If you crumple up this map and throw it on the ground, some point will map itself to itself. So you will be forced to resolve: is the map different then the territory (how?), or is it the same (how?). Imperfection implies a measure of perfection—what is the measure? Some point will be the metaphor for what it is. How?

Pick the red pill Neo.

Which is…

Forget footnotes. Just consider my three points:

I have no belief that the external world exists, but it still makes sense for me to live my life as though other minds live their lives as though it does.

I have beliefs about other minds, but it does not make sense for me to live my life as though other minds live their lives as though I exist.
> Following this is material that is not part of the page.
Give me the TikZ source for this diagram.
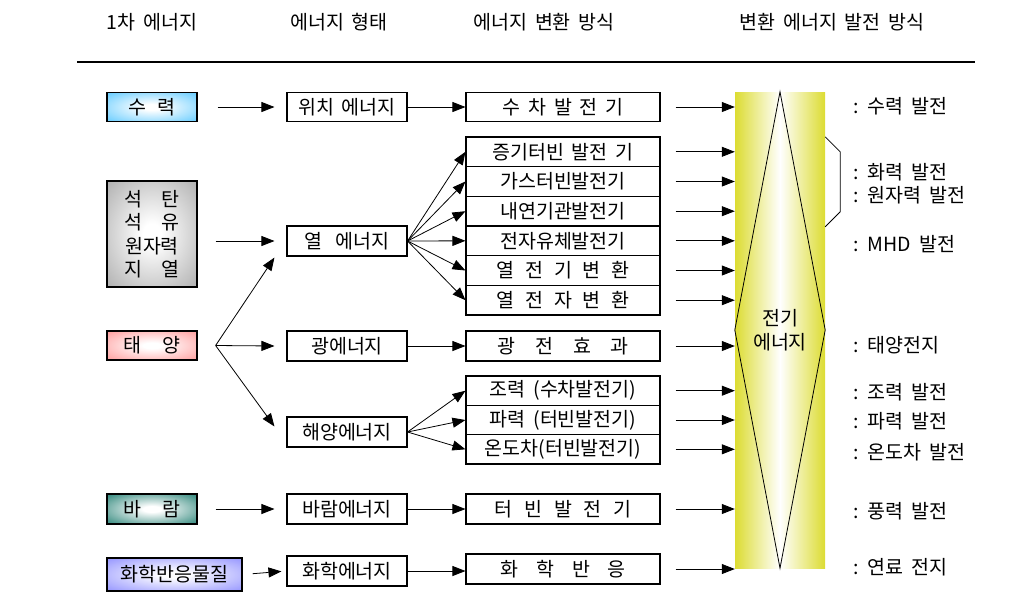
\documentclass[tikz,border=0pt]{standalone}
\usepackage{fontspec}
\setmainfont{Noto Sans CJK KR}[WordSpace={1.8,0,0}]
\usetikzlibrary{arrows.meta,calc}
\newcommand\kfont{\fontsize{19.5pt}{23.5pt}\selectfont}
\newcommand\gp[1]{\hspace{#1pt}}
\definecolor{glowcol}{RGB}{102,204,255}
\pgfdeclareradialshading[glowcol]{boxglow}{\pgfpoint{0bp}{0bp}}{color(0bp)=(white); color(5bp)=(white); color(38bp)=(glowcol); color(50bp)=(glowcol)}
\definecolor{barY}{RGB}{220,220,50}
\definecolor{cHydro}{RGB}{90,200,255}
\definecolor{cFossil}{RGB}{170,170,170}
\definecolor{cSolar}{RGB}{255,150,150}
\definecolor{cWind}{RGB}{30,125,112}
\definecolor{cChem}{RGB}{140,140,255}
\tikzset{
  glowbox/.style={draw, line width=1.2pt, inner sep=0pt, /utils/exec={\colorlet{glowcol}{#1}}, shading=boxglow},
  plainbox/.style={draw, line width=1.1pt, inner sep=0pt, fill=white},
  arr/.style={line width=0.8pt, -{Triangle[length=13pt,width=10pt]}},
  lbl/.style={anchor=west, inner sep=0pt},
  hdr/.style={inner sep=0pt}
}
\begin{document}
\begin{tikzpicture}[x=1pt,y=-1pt,font=\kfont]
\useasboundingbox (0,0) rectangle (1030,606);

% headers
\node[hdr] (h1) at (152,22) {1차 에너지};
\node[hdr] (h2) at (339,22) {에너지 형태};
\node[hdr] (h3) at (544,22) {에너지 변환 방식};
\node[hdr] (h4) at (832,22) {변환 에너지 발전 방식};
\draw[line width=1.4pt] (77,62) -- (975,62);

% column 1
\node[glowbox=cHydro, minimum width=90pt, minimum height=29pt] (hydro) at (152,107) {수\gp{12}력};
\node[glowbox=cFossil, minimum width=90pt, minimum height=106pt, align=center] (fossil) at (152,234) {석　탄\\석　유\\원자력\\지　열};
\node[glowbox=cSolar, minimum width=90pt, minimum height=29pt] (solar) at (152,345.5) {태\gp{21}양};
\node[glowbox=cWind, minimum width=90pt, minimum height=30pt] (wind) at (152,509) {바\gp{21}람};
\node[glowbox=cChem, minimum width=135pt, minimum height=33pt] (chem) at (174.5,574.5) {화학반응물질};

% column 2
\node[plainbox, minimum width=120pt, minimum height=29pt] (pot) at (347,107) {위치 에너지};
\node[plainbox, minimum width=120pt, minimum height=30pt] (heat) at (347,241) {열\gp{13}에너지};
\node[plainbox, minimum width=120pt, minimum height=30pt] (light) at (347,346) {광에너지};
\node[plainbox, minimum width=120pt, minimum height=30pt] (ocean) at (347,432) {해양에너지};
\node[plainbox, minimum width=120pt, minimum height=30pt] (windE) at (347,509) {바람에너지};
\node[plainbox, minimum width=120pt, minimum height=30pt] (chemE) at (347,571) {화학에너지};

% column 3
\node[plainbox, minimum width=194pt, minimum height=29pt] (wt) at (563,107) {수\gp{8}차\gp{8}발\gp{8}전\gp{8}기};
\node[plainbox, minimum width=194pt, minimum height=29.67pt] (s1) at (563,151.8) {증기터빈 발전 기};
\node[plainbox, minimum width=194pt, minimum height=29.67pt] (s2) at (563,181.5) {가스터빈발전기};
\node[plainbox, minimum width=194pt, minimum height=29.67pt] (s3) at (563,211.2) {내연기관발전기};
\node[plainbox, minimum width=194pt, minimum height=29.67pt] (s4) at (563,240.8) {전자유체발전기};
\node[plainbox, minimum width=194pt, minimum height=29.67pt] (s5) at (563,270.5) {열\gp{11}전\gp{11}기\gp{11}변\gp{11}환};
\node[plainbox, minimum width=194pt, minimum height=29.67pt] (s6) at (563,300.2) {열\gp{11}전\gp{11}자\gp{11}변\gp{11}환};
\node[plainbox, minimum width=194pt, minimum height=30pt] (photo) at (563,346) {광\gp{20}전\gp{20}효\gp{20}과};
\node[plainbox, minimum width=194pt, minimum height=29.33pt] (o1) at (563,390.7) {조력 (수차발전기)};
\node[plainbox, minimum width=194pt, minimum height=29.33pt] (o2) at (563,420) {파력 (터빈발전기)};
\node[plainbox, minimum width=194pt, minimum height=29.33pt] (o3) at (563,449.3) {온도차(터빈발전기)};
\node[plainbox, minimum width=194pt, minimum height=30pt] (wtb) at (563,509) {터\gp{12}빈\gp{12}발\gp{12}전\gp{12}기};
\node[plainbox, minimum width=194pt, minimum height=30pt] (cr) at (563,569) {화\gp{18}학\gp{18}반\gp{18}응};

% bar
\node[minimum width=90pt, minimum height=476pt, inner sep=0pt, left color=barY, right color=barY, middle color=white] (bar) at (780,330) {};
\draw[line width=0.8pt] (bar.north) -- (bar.west) -- (bar.south) -- (bar.east) -- cycle;
\node[align=center, inner sep=0pt] (elec) at (780,330) {전기\\에너지};
\draw[line width=0.8pt] ($(bar.north east)+(0,45)$) -- ($(bar.north east)+(15,60)$) -- ($(bar.north east)+(15,120)$) -- ($(bar.north east)+(0,135)$);

% right labels
\node[lbl] (l1) at (853,106) {: 수력 발전};
\node[lbl] (l2) at (853,172) {: 화력 발전};
\node[lbl] (l3) at (853,195) {: 원자력 발전};
\node[lbl] (l4) at (853,244) {: MHD 발전};
\node[lbl] (l5) at (853,345) {: 태양전지};
\node[lbl] (l6) at (853,392) {: 조력 발전};
\node[lbl] (l7) at (853,421) {: 파력 발전};
\node[lbl] (l8) at (853,452) {: 온도차 발전};
\node[lbl] (l9) at (853,511) {: 풍력 발전};
\node[lbl] (l10) at (853,567) {: 연료 전지};

% column 1 -> column 2
\draw[arr, shorten <=20pt, shorten >=12pt] (hydro.east) -- (pot.west);
\draw[arr, shorten <=18pt, shorten >=12pt] (fossil.east |- heat.west) -- (heat.west);
\draw[arr, shorten <=18pt, shorten >=12pt] (wind.east) -- (windE.west);
\draw[arr, shorten <=10pt, shorten >=5pt] (chem.east) -- (chemE.west);
\coordinate (sfan) at ($(solar.east)+(18,0)$);
\coordinate (sUp) at ($(heat.south west)+(-12,1)$);
\coordinate (sMid) at ($(light.west)+(-12,0)$);
\coordinate (sDn) at ($(ocean.north west)+(-12,10)$);
\draw[arr] (sfan) -- (sUp);
\draw[arr] (sfan) -- (sMid);
\draw[arr] (sfan) -- (sDn);

% column 2 -> column 3
\draw[arr] (pot.east) -- (wt.west);
\foreach \s in {s1,s2,s3,s4,s5,s6} \draw[arr] (heat.east) -- (\s.west);
\draw[arr] (light.east) -- (photo.west);
\foreach \s in {o1,o2,o3} \draw[arr] (ocean.east) -- (\s.west);
\draw[arr] (windE.east) -- (wtb.west);
\draw[arr] (chemE.east) -- (chemE.east -| cr.west);

% column 3 -> bar
\foreach \s in {wt,s1,s2,s3,s4,s5,s6,photo,o1,o2,o3,wtb,cr}
  \draw[arr, shorten <=15pt] (\s.east) -- (\s.east -| bar.west);
\end{tikzpicture}
\end{document}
Other minds don’t believe in you. So why should you believe in other minds?
The second point is a very important point. It goes without saying that *some *other minds live their lives as though I exist. For example, family members and co-workers. However, it does not follow that all other minds live their lives as though I exist. For example, a billion people in China and a billion people in India. The third point may be even more important and it has an intriguing question. Other minds believe in the external world. As Beware of Doug wrote, “Fuck them and the reality they rode in on.” What would it mean if other minds did not believe in the external world and instead believed in you? The first point is no less important. However, it is written out in a way that seems complicated. Simply put, other minds live their lives as though the external world exists and, therefore, even though I do not believe in the external world, the external world makes sense.